DB: So, literally... I had my band rehearsing 'Waiting For The Man' the first week I got it. So - dig this, this is so cool - we were playing 'Waiting For The Man' at our gigs before the Velvets had their fucking album out! Anywhere! I am the man who found Velvet Underground! I kid you not. Anywhere in the world, I was the first person playing their songs onstage.

And then, 10 years later... that was 1967... I met who I thought was Lou [Reed] in one of those early years when I first went over to the States, and I went to see the Velvets play. It's a very long, involved story... I was sitting and chatting with him after their show at the Electric Circus, and was then told a couple days later that I was actually talking to Doug Yule! (laughing) Who never wised me up to the fact that he wasn't Lou Reed!

ICE: And you were referring to him as 'Lou' in conversation, too?

DB: Yeah, I was talking about his fucking songs! How I really loved them, what great... and this guy was just, 'Yeah, oh, great, yeah.' I told Lou about it eventually, and he really laughed. And he said that he was doing a book signing someplace, and he heard a familiar voice and looked up and it was Doug Yule getting a copy of Lou's book of poems. He said he's a really strange guy.


PART TWO:


In regards to the Reality production process:

"What I tended to do - and I did this also on Heathen a lot - is go in with a sketch of the idea... how I want the song to sound... and then I start working through it with, usually, a drum machine, [producer] Tony Visconti playing bass and me playing everything else. And then I kind of bring in the band when and as I need them. At times, we worked in a room that was 8"x3". And you can just about get the drummer in the broom cupboard. We had a guitar player sitting at the desk and Visconti sitting at the desk, so we kind of recorded like that, over the top. But I did end up keeping quite a lot of my original tracks again, like I did on Heathen. So a lot of the keyboards, a lot of the guitars, and the saxophone lineup and all that stuff is me. And I just added stuff as I needed it, really."


On hitting a groove with Visconti:

"I think we were able to relax a lot after we accomplished Heathen, 'cause that was really the proof in the pudding. It was such a joy working with him... it turned out so well and it just felt so right.

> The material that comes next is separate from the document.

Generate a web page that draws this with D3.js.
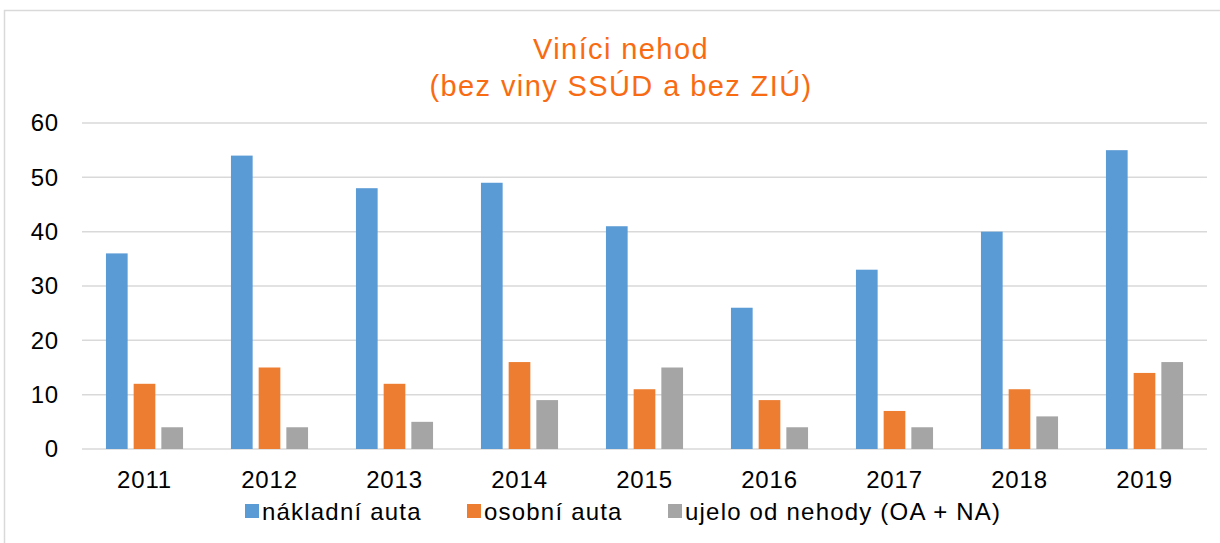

Not awkward or stale or anything. We kind of went into this one with equal enthusiasm, so things moved along pretty well. Yeah, we seem to be working great together... it's really terrific."


On Reality in general:

"I can't compare this album to anything. I think it's safe to say that, as usual, it's definitely got a Visconti/Bowie signature style. You couldn't mistake it for being an album by somebody else like a Nile Rogers or... I dunno, somebody else! Really, it's definitely the kind of album that Tony and I end up making. Which is, I hope, fairly inventive, and quite interesting to listen to. But again, it's not even remotely like Heathen. And not at all, actually, like Scary Monsters! I don't know what to say... it's got... it's very complex, the textures it uses, in as much as the range is quite wide, and the songs are really diverse in tone. And it does range from the most minimalistic to... I guess something like 'Try Some, Buy Some' is incredibly dense. Heavily structured. And all things in between. I mean, it's quite hard rock on things like 'Pablo Picasso' and a track called 'Reality'... really gung ho."


On the future of the music industry:

"Music itself - the availability of music - has changed the actual sensibility of what music is. We're now looking at an era where it's required and thought of in much the same was as water or electricity. It should be free, basically, everybody's saying. And I think they will have their way. If not free, then like water - kind of a token payment. But it is dealt with differently... it's something now that you pick up at the supermarket, for God's sakes, along with your milk and your sugar, a couple of CDs. It's a lifestyle thing - not quite the manna from heaven that it was maybe was back in the day.

"Visual arts have gone from being... again, this very elitist kind of thing, to, basically, a new entertainment form. At least in Europe. I mean, people and families go out to art museums now quite a lot, but it's looked at kind of... they just go in for the shock value. 'Let's go and see those dots!' And they just stand in front of some blimey... 'Lots of different colors!' or 'See how dead that shark is!' It's got nothing to do with the old definition of art now. It really is an entertainment form."